Business secretary Kemi Badenoch has been furiously told off by the Commons Speaker Lindsay Hoyle for a lack of manners.
Rishi Sunak is under fire from the right of the Conservative Party for watering down plans to scrap some EU laws that are still in force.
Badenoch was summoned to the Commons on Thursday to explain the decision, having confirmed it in an article for this morning’s Daily Telegraph.
An angry Hoyle told her it was “highly regrettable” she had announced the move in the press not to MPs.
“We are elected to hear it first not to hear it in the Daily Telegraph,” he said.
Badenoch told Hoyle she was “very sorry that the sequence that we chose was not to your satisfaction”.
But her comment prompte a fuming response from Hoyle, who accused the cabinet minister of failing to use the “correct manners”.
“Who do you think you’re speaking to secretary of state?” he said.
“I think we need to understand each other. I am the defender of this House and these benches on both sides.
“I am not going to be spoken to by a secretary of state who is absolutely not accepting my ruling. Take it with good grace.”
Hoyle added: “These members were elected by their constituents and they have the right to hear it first.
“It is time this government recognised we are al elected, we are all MPs, and used the correct manners.”
Badenoch told Hoyle she wished to “apologise”, adding: “I was tying to say I am vey sorry I did not see the standards which you accept of secretary of state, forgive my language.”
During his Tory leadership campaign against Liz Truss in the summer, Sunak pledged to put EU laws through the “shredder” in his firs 100 days in office.

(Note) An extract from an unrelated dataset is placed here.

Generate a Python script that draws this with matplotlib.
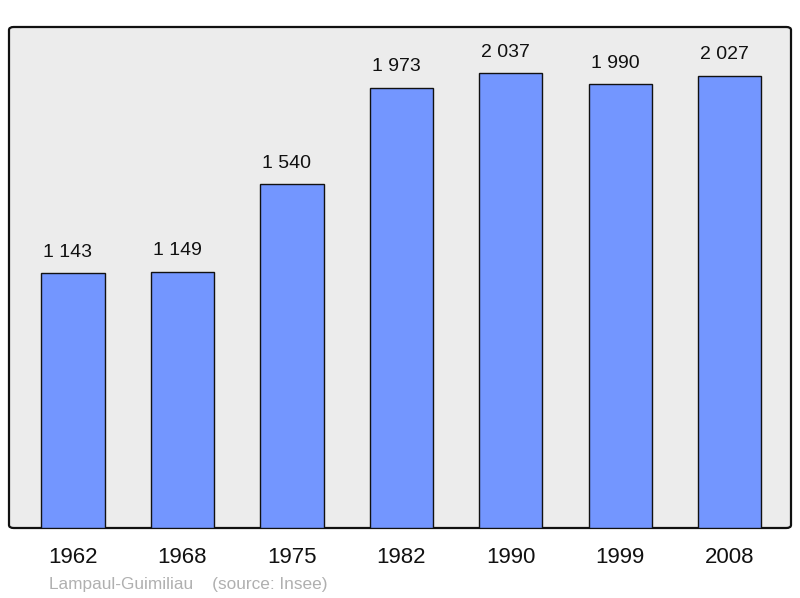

But now only 600 laws would be revoked under the government’s legislation, rather than 4,000.
Leading Brexiteer Jacob Rees-Mogg this morning attacked Sunak for breaking his word.
“I’m afraid it’s no good being holier-than-thou if you then end up behaving like a Borgia,” he told BBC Radio 4′s Today programme.
The House of Borgia was a wealthy dynasty notorious during the Italian Renaissance for corruption and immorality.
Speaking to GB News, Home Office minister Sarah Dines earlier defended the shift as “not quite a U-turn”.
“It’s a more calculated, calm way of getting rid of some of these laws. We don’t want to throw the baby out with the bathwater,” she said.
The climbdown was cautiously welcomed by critics in business and environmental groups who had warned the project was unfeasible and that important regulations would be scrapped without proper scrutiny.